Day 1 to 14. Pull all three credit reports. Set up autopay on every account. File any disputes you find. Begin paying card balances down toward the under-10% target. Day 15 to 45. Disputes resolve — successful disputes typically post within 30 days. Your first lowered-utilization cycle reports to the bureaus. If you have an open card balance approaching its statement close, pay it down three to five days before the close date so the lower number gets reported. Day 46 to 75. A second cleaner utilization cycle reports. Pull a fresh score to see your new starting point — many credit-card apps and free monitoring tools refresh weekly. Continue saving toward your down payment. If you're still inside fair-credit territory but moving up, that's normal; what matters is showing a clean recent file at the moment a lender pulls. Day 76 to 90. Pre-qualify with three or four lenders in a single sitting. Take the best offer and start shopping cars knowing what you can actually afford. If your numbers look meaningfully better than expected, consider holding another 30 days — but if you've hit fair-good territory and need the car, the next month rarely produces a dramatically better offer than the one in hand. This timeline assumes a clean recent payment history and no major derogatory events. If you're recovering from a recent late payment, collection, or bankruptcy, expect a longer runway — six to twelve months is more realistic. The deeper rebuild path is covered in our [580-to-700 roadmap](/resources/how-to-get-credit-score-from-580-to-700). For a day-by-day plan built around your actual numbers, [our auto-loan prep roadmap](/onboarding?step=5&goal=auto-loan-prep) runs the same playbook with your specific accounts.
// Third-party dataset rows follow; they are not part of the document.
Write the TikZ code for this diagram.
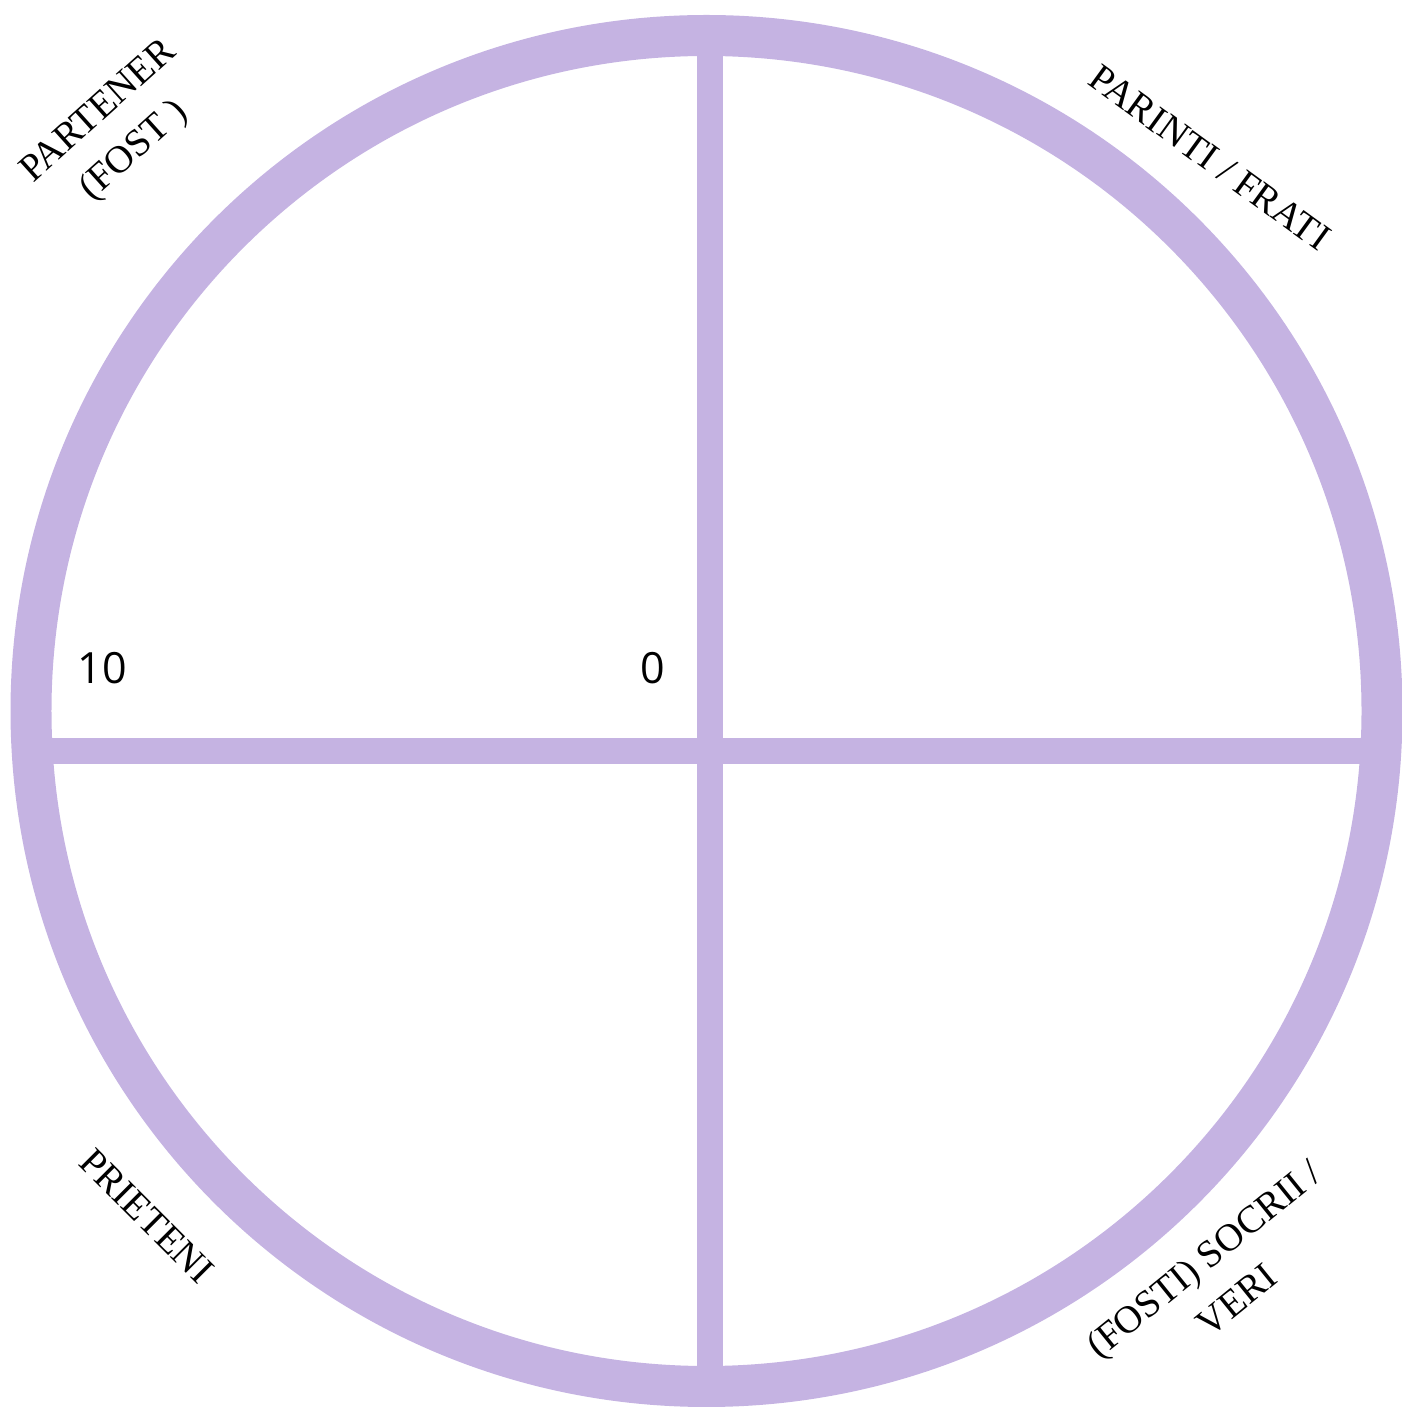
\documentclass[tikz,border=0pt]{standalone}
\usepackage{fontspec}
\setmainfont{Liberation Serif}
\newfontfamily\numfont{Open Sans}
\usepackage{tikz}
\usetikzlibrary{positioning}
\definecolor{lavender}{RGB}{197,179,226}

\begin{document}
\begin{tikzpicture}[
            x=0.02cm, y=0.02cm,
            ring/.style={draw=lavender, line width=0.82cm},
            axis/.style={draw=lavender, line width=0.52cm},
            lbl/.style={font=\fontsize{22}{30}\selectfont, align=center, inner sep=0pt},
            num/.style={font=\numfont\fontsize{24.5}{28}\selectfont, inner sep=0pt}
        ]
        \useasboundingbox (0,0) rectangle (1402,1407);
        \coordinate (c) at (706.5,696);
        % axes, under the ring
        \draw[axis] (709.7,20) -- (709.7,1372);
        \draw[axis] (31,656) -- (1382,656);
        \draw[ring] (c) circle[radius=675.5];
        % quadrant labels
        \node[lbl, rotate=42]  (partener) at (117,1275) {PARTENER\\(FOST )};
        \node[lbl, rotate=-36] (parinti)  at (1210,1249) {PARINTI / FRATI};
        \node[lbl, rotate=-45] (prieteni) at (147,191)  {PRIETENI};
        \node[lbl, rotate=39]  (socrii)   at (1220,128) {(FOSTI) SOCRII /\\VERI};
        % scale
        \node[num] (ten)  at (102,739) {10};
        \node[num] (zero) at (653,739) {0};
    \end{tikzpicture}
\end{document}
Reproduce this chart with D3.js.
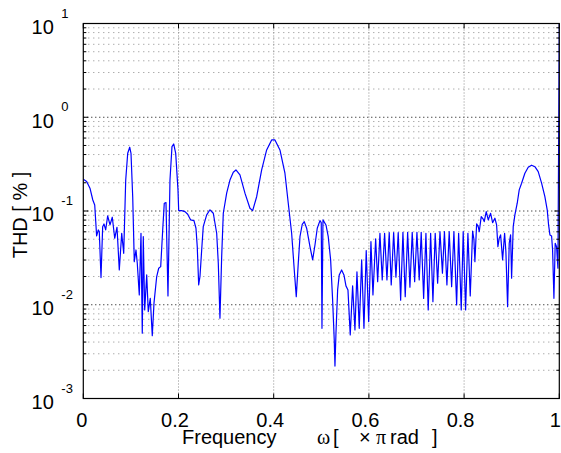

Common mistakes that cost fair-credit shoppers thousands

Buying first, financing second. Walking onto a lot without a pre-qualified rate hands the financing decision to the dealer. Dealer-arranged financing isn't always the worst deal, but it's never the position of strength — the dealer earns a margin spread on whatever rate they place you in. Stretching the loan term to lower the payment. Six-year and seven-year auto loans have become common precisely because they hide the cost. A $30,000 loan at 11% over 84 months has a monthly payment near $515 and adds nearly $13,000 in lifetime interest compared to the same loan at 48 months. Pick the shortest term you can afford. Applying with five lenders over six weeks instead of inside a 14-day window. Each inquiry outside the window is a separate score hit; clustered inquiries are protected. The order doesn't matter as long as the applications are tight in time. Skipping the down payment to avoid touching savings. A small down payment compounds — it lowers the loan amount, lowers the rate the lender will quote, and cuts how long you're underwater on the vehicle. Even 5-10% down is meaningfully better than nothing. Lease-then-buy as a credit-building hack. Leases report differently from purchase loans and don't always help your file the way a paid-off installment loan does. If your goal is building credit, a financed purchase with reliable on-time payments is the cleaner path. Don't lease for a credit reason; lease only if leasing is the right answer for the car situation.

Common questions

**Can I get an auto loan with a 600 credit score?** Yes. A 600 score sits squarely in fair-credit territory and most major lenders will approve. Expect APRs in the 11-15% range for a new car and 13-17% for used, depending on the lender and the vehicle. Pre-qualify with three or four lenders to find the bottom of that range. **Does paying off existing debt before applying help?** Yes, but in a specific way. Paying down revolving credit-card balances directly moves your utilization, which moves your score within one billing cycle. Paying off an installment loan helps your debt-to-income ratio — which lenders look at independently of your score — but doesn't move your score as fast. If you have both, prioritize revolving paydown for the score effect. **How long after a late payment can I get a fair-credit auto loan?** A 30-day late drops your score immediately but its impact fades over time. Most fair-credit shoppers can qualify 6-12 months after a single late payment if no other lates follow. Multiple lates, charge-offs, or collections push that timeline to 12-24 months. **Should I get pre-approved by my bank or use a marketplace?** Both. Your bank or credit union often offers relationship pricing — credit unions routinely beat marketplace quotes. Marketplaces cast a wider net in a single soft pull. Use both, take the best offer, and compare them against whatever the dealership eventually proposes. **Will pre-qualification hurt my credit score?** No — pre-qualification uses a soft pull, which doesn't affect your score. Hard pulls happen only when you formally apply for the loan. That's why pre-qualifying with multiple lenders before you commit is risk-free.

Key Takeaways

  • Fair credit (580-669 FICO) qualifies for auto loans but at APRs roughly 6-10 points higher than superprime — the gap is closeable in 60-90 days.
  • Auto lenders typically pull FICO Auto Score 8 or 9, not your base FICO; work base FICO with the standard levers and the Auto Score follows.
  • Dispute report errors first, knock revolving utilization under 10%, guard your payment streak, then save for a down payment — in that order.
  • Pre-qualify with three or four lenders inside a 14-day window — multiple inquiries in the window count as one.
  • A co-signer can save you thousands but is on the hook for the full loan, not just the comfortable part.